[start of GIVEN INFORMATION]

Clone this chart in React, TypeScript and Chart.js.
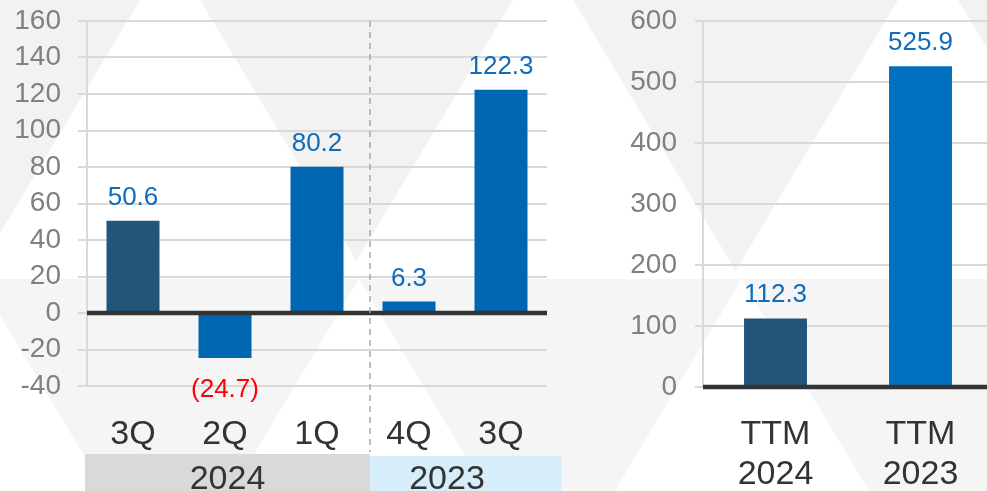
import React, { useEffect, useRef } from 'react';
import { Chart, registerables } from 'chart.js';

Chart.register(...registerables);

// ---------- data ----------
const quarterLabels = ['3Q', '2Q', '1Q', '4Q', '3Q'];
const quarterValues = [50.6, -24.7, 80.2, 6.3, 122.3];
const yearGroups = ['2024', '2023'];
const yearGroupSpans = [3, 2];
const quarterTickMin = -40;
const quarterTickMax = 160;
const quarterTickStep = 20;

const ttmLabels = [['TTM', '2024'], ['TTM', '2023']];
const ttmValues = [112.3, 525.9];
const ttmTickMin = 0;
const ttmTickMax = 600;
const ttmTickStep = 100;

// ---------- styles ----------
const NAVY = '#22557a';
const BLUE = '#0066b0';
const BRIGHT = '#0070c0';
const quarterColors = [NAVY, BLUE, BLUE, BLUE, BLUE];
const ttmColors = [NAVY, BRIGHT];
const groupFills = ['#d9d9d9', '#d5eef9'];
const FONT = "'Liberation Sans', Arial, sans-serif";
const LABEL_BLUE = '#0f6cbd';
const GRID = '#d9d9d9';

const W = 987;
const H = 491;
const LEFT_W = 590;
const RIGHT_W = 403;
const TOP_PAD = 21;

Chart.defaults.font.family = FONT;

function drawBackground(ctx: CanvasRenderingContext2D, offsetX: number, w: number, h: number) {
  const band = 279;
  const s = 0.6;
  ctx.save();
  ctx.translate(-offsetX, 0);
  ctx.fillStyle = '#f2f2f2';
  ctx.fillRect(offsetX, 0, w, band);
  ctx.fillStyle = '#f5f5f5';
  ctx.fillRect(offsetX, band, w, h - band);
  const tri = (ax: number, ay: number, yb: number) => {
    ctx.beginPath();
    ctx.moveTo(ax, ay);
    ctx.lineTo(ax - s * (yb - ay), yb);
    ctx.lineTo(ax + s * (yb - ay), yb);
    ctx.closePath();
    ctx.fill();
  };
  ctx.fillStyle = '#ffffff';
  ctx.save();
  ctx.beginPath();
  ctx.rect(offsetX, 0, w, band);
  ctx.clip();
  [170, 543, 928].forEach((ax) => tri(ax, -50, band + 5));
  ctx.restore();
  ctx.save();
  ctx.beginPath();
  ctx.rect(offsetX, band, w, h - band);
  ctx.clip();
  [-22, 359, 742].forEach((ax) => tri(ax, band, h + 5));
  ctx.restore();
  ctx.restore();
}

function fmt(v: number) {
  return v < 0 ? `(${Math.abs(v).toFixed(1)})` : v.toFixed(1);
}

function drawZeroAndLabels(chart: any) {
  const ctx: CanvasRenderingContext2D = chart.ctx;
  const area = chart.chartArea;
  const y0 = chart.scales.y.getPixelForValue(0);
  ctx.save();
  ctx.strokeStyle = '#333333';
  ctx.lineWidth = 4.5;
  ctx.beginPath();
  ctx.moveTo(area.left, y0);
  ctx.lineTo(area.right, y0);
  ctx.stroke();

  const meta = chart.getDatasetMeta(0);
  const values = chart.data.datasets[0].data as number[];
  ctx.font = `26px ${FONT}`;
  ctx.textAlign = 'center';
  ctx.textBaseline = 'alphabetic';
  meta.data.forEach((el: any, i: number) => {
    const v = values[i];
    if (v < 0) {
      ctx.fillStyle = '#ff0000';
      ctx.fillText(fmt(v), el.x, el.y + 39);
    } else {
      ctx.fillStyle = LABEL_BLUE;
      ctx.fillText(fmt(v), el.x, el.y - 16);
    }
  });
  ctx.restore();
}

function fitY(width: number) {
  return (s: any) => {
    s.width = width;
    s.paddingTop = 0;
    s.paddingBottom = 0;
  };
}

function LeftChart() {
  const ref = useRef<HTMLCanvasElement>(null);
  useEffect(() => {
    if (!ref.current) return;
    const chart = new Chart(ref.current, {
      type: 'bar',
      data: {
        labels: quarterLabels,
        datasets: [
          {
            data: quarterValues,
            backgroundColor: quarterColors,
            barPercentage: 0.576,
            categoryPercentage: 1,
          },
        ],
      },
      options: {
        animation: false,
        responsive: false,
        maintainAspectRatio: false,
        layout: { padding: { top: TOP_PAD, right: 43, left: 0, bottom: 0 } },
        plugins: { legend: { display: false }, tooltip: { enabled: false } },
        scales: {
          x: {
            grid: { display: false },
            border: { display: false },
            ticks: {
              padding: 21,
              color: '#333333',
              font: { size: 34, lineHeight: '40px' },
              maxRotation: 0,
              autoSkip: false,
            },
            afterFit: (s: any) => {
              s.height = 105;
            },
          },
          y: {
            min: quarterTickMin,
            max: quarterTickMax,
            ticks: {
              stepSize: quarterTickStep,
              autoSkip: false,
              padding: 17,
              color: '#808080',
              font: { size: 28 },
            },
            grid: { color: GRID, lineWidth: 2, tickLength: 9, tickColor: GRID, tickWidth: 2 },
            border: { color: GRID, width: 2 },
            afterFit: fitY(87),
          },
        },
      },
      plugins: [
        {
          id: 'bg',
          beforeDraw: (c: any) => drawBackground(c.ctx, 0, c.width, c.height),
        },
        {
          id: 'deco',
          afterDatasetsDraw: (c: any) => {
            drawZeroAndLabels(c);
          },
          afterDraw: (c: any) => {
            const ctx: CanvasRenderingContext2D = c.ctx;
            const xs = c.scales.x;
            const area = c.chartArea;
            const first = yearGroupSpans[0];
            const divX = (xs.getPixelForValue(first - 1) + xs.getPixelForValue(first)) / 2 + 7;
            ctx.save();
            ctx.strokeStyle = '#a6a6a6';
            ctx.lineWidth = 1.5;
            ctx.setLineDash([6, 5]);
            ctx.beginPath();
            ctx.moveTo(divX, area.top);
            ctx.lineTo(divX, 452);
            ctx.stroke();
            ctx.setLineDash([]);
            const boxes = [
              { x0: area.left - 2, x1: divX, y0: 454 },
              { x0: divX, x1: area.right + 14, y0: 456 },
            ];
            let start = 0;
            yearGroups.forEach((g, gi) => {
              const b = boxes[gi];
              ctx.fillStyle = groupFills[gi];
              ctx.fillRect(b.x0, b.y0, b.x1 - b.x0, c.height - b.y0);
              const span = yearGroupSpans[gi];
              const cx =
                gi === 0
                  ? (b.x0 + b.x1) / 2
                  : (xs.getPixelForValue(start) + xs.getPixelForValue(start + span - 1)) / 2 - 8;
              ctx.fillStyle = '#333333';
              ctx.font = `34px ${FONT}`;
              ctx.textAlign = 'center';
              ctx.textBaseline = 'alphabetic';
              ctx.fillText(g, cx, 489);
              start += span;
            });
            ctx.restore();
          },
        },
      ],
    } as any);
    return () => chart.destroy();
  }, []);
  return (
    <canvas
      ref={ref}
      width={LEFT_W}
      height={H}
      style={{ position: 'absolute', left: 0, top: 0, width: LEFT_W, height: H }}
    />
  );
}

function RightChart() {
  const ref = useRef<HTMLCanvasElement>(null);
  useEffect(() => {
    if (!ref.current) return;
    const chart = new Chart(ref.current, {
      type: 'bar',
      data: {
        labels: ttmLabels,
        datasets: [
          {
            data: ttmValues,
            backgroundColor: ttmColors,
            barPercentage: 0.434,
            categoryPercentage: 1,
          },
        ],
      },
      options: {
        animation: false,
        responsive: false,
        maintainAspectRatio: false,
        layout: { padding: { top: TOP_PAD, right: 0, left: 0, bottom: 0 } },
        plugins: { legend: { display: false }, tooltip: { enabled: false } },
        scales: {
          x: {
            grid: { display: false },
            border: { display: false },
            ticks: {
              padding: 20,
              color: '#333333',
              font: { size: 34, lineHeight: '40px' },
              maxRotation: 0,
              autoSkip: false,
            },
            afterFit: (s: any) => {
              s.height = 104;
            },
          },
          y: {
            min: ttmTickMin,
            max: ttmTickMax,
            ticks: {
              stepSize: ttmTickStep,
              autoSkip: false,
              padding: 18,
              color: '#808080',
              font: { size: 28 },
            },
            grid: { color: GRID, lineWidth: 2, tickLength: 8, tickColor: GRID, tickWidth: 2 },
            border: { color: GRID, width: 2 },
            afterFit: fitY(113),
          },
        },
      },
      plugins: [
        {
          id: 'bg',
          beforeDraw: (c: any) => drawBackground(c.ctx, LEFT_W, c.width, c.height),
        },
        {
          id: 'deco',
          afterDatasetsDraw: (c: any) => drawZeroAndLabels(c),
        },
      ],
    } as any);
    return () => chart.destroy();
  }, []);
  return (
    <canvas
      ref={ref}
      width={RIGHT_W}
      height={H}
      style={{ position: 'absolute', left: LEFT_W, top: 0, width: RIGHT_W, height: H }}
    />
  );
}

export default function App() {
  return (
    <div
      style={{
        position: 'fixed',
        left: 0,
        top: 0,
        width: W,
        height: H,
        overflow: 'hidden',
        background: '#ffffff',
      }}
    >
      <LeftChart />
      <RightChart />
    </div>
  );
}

[end of GIVEN INFORMATION]

* _EXERCISE DIRECTIONS_
Your task is to reproduce exactly the lines from the start of the data above through the line containing "const ttmTickStep = 100;", leaving every picture out.

* _REPLY TO THE EXERCISE_
Clone this chart in React, TypeScript and Chart.js.
import React, { useEffect, useRef } from 'react';
import { Chart, registerables } from 'chart.js';

Chart.register(...registerables);

// ---------- data ----------
const quarterLabels = ['3Q', '2Q', '1Q', '4Q', '3Q'];
const quarterValues = [50.6, -24.7, 80.2, 6.3, 122.3];
const yearGroups = ['2024', '2023'];
const yearGroupSpans = [3, 2];
const quarterTickMin = -40;
const quarterTickMax = 160;
const quarterTickStep = 20;

const ttmLabels = [['TTM', '2024'], ['TTM', '2023']];
const ttmValues = [112.3, 525.9];
const ttmTickMin = 0;
const ttmTickMax = 600;
const ttmTickStep = 100;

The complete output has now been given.